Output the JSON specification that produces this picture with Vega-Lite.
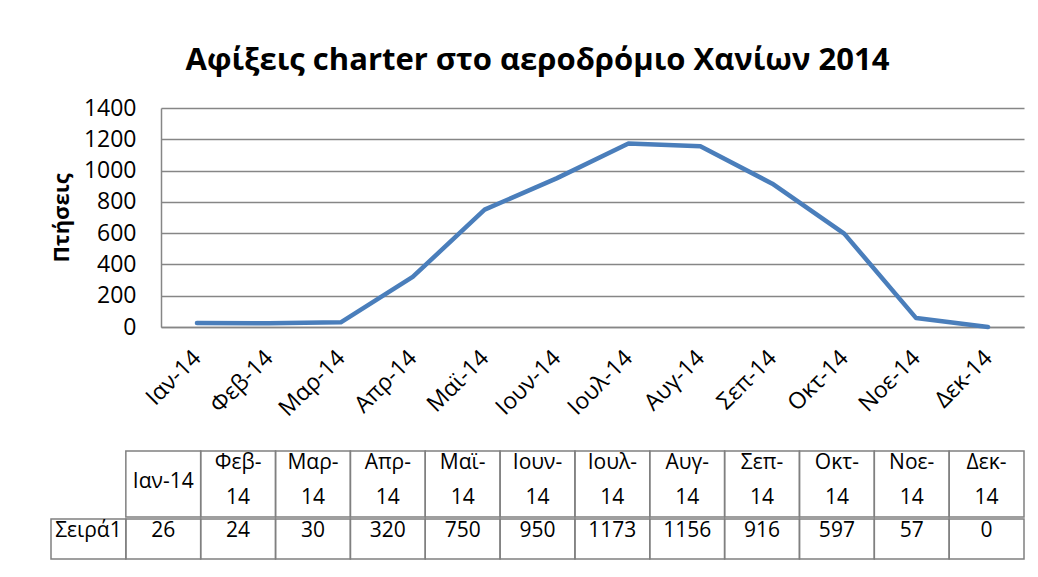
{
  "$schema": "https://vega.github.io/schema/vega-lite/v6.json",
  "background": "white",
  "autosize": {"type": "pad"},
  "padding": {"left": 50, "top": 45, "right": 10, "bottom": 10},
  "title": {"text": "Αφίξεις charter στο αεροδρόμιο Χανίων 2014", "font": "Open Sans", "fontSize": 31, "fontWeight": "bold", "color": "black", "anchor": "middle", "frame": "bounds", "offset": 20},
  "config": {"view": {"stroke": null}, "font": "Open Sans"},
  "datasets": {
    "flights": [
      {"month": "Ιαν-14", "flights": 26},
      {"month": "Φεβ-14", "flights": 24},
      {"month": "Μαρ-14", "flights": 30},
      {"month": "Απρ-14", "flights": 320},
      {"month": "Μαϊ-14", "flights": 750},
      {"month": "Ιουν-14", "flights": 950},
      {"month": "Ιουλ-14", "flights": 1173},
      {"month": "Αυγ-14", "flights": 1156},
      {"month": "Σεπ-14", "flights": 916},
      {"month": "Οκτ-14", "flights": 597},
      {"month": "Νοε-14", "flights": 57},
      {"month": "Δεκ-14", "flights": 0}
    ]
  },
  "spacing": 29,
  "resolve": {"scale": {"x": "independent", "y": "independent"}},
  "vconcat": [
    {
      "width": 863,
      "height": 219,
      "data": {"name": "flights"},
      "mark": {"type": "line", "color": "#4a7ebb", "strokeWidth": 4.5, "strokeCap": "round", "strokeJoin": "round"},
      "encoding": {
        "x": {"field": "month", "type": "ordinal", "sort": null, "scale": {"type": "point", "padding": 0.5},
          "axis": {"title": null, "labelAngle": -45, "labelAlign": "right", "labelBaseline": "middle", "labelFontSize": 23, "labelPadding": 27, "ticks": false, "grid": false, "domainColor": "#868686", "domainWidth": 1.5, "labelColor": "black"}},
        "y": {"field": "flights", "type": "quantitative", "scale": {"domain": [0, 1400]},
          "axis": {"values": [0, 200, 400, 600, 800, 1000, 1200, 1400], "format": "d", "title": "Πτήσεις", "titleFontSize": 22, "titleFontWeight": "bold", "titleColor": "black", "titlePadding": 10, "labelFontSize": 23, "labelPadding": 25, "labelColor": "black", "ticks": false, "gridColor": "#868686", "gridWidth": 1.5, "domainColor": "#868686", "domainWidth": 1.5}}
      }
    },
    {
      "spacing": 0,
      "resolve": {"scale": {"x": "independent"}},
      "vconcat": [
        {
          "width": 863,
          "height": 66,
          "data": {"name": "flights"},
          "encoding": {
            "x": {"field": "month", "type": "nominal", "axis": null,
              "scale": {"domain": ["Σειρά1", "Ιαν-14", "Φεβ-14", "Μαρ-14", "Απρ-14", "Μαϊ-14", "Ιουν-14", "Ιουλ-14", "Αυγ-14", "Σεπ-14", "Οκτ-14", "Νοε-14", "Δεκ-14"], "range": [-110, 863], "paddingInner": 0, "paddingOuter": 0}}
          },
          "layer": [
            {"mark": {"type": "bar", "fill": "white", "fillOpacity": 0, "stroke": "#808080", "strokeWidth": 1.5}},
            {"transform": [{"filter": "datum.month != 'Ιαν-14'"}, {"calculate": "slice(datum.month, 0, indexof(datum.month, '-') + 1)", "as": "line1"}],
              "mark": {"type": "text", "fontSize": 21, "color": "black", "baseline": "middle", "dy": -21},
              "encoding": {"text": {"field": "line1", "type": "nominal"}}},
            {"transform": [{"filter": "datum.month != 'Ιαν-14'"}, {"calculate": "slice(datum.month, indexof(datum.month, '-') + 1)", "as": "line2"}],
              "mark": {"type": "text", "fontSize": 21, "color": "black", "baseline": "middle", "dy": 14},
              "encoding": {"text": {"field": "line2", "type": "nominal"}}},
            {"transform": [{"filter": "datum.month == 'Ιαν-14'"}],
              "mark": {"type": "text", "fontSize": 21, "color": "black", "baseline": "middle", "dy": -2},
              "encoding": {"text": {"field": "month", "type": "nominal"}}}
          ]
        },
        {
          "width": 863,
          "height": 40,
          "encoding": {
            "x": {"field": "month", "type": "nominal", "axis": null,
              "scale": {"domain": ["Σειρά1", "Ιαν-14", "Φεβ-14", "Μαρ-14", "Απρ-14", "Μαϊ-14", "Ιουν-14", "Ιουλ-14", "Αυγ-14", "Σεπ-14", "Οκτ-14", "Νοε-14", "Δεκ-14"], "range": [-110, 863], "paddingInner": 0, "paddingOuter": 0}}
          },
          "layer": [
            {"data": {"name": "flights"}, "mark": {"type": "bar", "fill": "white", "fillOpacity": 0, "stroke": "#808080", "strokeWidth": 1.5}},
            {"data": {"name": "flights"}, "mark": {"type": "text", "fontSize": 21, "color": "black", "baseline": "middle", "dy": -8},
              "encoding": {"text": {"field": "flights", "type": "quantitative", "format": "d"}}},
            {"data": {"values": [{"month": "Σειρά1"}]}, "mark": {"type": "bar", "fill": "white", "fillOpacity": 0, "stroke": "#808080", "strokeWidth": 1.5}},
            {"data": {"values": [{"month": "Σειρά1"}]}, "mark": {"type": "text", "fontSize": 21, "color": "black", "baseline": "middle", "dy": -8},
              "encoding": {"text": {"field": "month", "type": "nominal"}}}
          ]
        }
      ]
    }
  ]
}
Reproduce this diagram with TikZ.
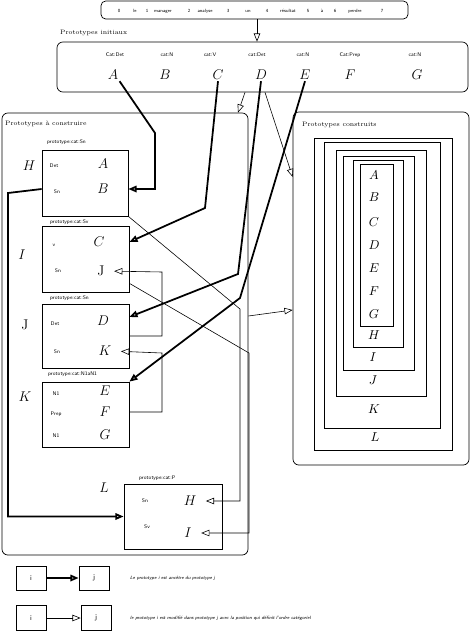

===

- Aim -
Take the listing above and print it exactly, apart from the pictures.

- Output below -
Output the JSON specification that produces this picture with Vega-Lite.
{
  "$schema": "https://vega.github.io/schema/vega-lite/v6.json",
  "background": "white",
  "autosize": {"type": "pad"},
  "padding": {"left": 50, "top": 45, "right": 10, "bottom": 10},
  "title": {"text": "Αφίξεις charter στο αεροδρόμιο Χανίων 2014", "font": "Open Sans", "fontSize": 31, "fontWeight": "bold", "color": "black", "anchor": "middle", "frame": "bounds", "offset": 20},
  "config": {"view": {"stroke": null}, "font": "Open Sans"},
  "datasets": {
    "flights": [
      {"month": "Ιαν-14", "flights": 26},
      {"month": "Φεβ-14", "flights": 24},
      {"month": "Μαρ-14", "flights": 30},
      {"month": "Απρ-14", "flights": 320},
      {"month": "Μαϊ-14", "flights": 750},
      {"month": "Ιουν-14", "flights": 950},
      {"month": "Ιουλ-14", "flights": 1173},
      {"month": "Αυγ-14", "flights": 1156},
      {"month": "Σεπ-14", "flights": 916},
      {"month": "Οκτ-14", "flights": 597},
      {"month": "Νοε-14", "flights": 57},
      {"month": "Δεκ-14", "flights": 0}
    ]
  },
  "spacing": 29,
  "resolve": {"scale": {"x": "independent", "y": "independent"}},
  "vconcat": [
    {
      "width": 863,
      "height": 219,
      "data": {"name": "flights"},
      "mark": {"type": "line", "color": "#4a7ebb", "strokeWidth": 4.5, "strokeCap": "round", "strokeJoin": "round"},
      "encoding": {
        "x": {"field": "month", "type": "ordinal", "sort": null, "scale": {"type": "point", "padding": 0.5},
          "axis": {"title": null, "labelAngle": -45, "labelAlign": "right", "labelBaseline": "middle", "labelFontSize": 23, "labelPadding": 27, "ticks": false, "grid": false, "domainColor": "#868686", "domainWidth": 1.5, "labelColor": "black"}},
        "y": {"field": "flights", "type": "quantitative", "scale": {"domain": [0, 1400]},
          "axis": {"values": [0, 200, 400, 600, 800, 1000, 1200, 1400], "format": "d", "title": "Πτήσεις", "titleFontSize": 22, "titleFontWeight": "bold", "titleColor": "black", "titlePadding": 10, "labelFontSize": 23, "labelPadding": 25, "labelColor": "black", "ticks": false, "gridColor": "#868686", "gridWidth": 1.5, "domainColor": "#868686", "domainWidth": 1.5}}
      }
    },
    {
      "spacing": 0,
      "resolve": {"scale": {"x": "independent"}},
      "vconcat": [
        {
          "width": 863,
          "height": 66,
          "data": {"name": "flights"},
          "encoding": {
            "x": {"field": "month", "type": "nominal", "axis": null,
              "scale": {"domain": ["Σειρά1", "Ιαν-14", "Φεβ-14", "Μαρ-14", "Απρ-14", "Μαϊ-14", "Ιουν-14", "Ιουλ-14", "Αυγ-14", "Σεπ-14", "Οκτ-14", "Νοε-14", "Δεκ-14"], "range": [-110, 863], "paddingInner": 0, "paddingOuter": 0}}
          },
          "layer": [
            {"mark": {"type": "bar", "fill": "white", "fillOpacity": 0, "stroke": "#808080", "strokeWidth": 1.5}},
            {"transform": [{"filter": "datum.month != 'Ιαν-14'"}, {"calculate": "slice(datum.month, 0, indexof(datum.month, '-') + 1)", "as": "line1"}],
              "mark": {"type": "text", "fontSize": 21, "color": "black", "baseline": "middle", "dy": -21},
              "encoding": {"text": {"field": "line1", "type": "nominal"}}},
            {"transform": [{"filter": "datum.month != 'Ιαν-14'"}, {"calculate": "slice(datum.month, indexof(datum.month, '-') + 1)", "as": "line2"}],
              "mark": {"type": "text", "fontSize": 21, "color": "black", "baseline": "middle", "dy": 14},
              "encoding": {"text": {"field": "line2", "type": "nominal"}}},
            {"transform": [{"filter": "datum.month == 'Ιαν-14'"}],
              "mark": {"type": "text", "fontSize": 21, "color": "black", "baseline": "middle", "dy": -2},
              "encoding": {"text": {"field": "month", "type": "nominal"}}}
          ]
        },
        {
          "width": 863,
          "height": 40,
          "encoding": {
            "x": {"field": "month", "type": "nominal", "axis": null,
              "scale": {"domain": ["Σειρά1", "Ιαν-14", "Φεβ-14", "Μαρ-14", "Απρ-14", "Μαϊ-14", "Ιουν-14", "Ιουλ-14", "Αυγ-14", "Σεπ-14", "Οκτ-14", "Νοε-14", "Δεκ-14"], "range": [-110, 863], "paddingInner": 0, "paddingOuter": 0}}
          },
          "layer": [
            {"data": {"name": "flights"}, "mark": {"type": "bar", "fill": "white", "fillOpacity": 0, "stroke": "#808080", "strokeWidth": 1.5}},
            {"data": {"name": "flights"}, "mark": {"type": "text", "fontSize": 21, "color": "black", "baseline": "middle", "dy": -8},
              "encoding": {"text": {"field": "flights", "type": "quantitative", "format": "d"}}},
            {"data": {"values": [{"month": "Σειρά1"}]}, "mark": {"type": "bar", "fill": "white", "fillOpacity": 0, "stroke": "#808080", "strokeWidth": 1.5}},
            {"data": {"values": [{"month": "Σειρά1"}]}, "mark": {"type": "text", "fontSize": 21, "color": "black", "baseline": "middle", "dy": -8},
              "encoding": {"text": {"field": "month", "type": "nominal"}}}
          ]
        }
      ]
    }
  ]
}
Reproduce this diagram with TikZ.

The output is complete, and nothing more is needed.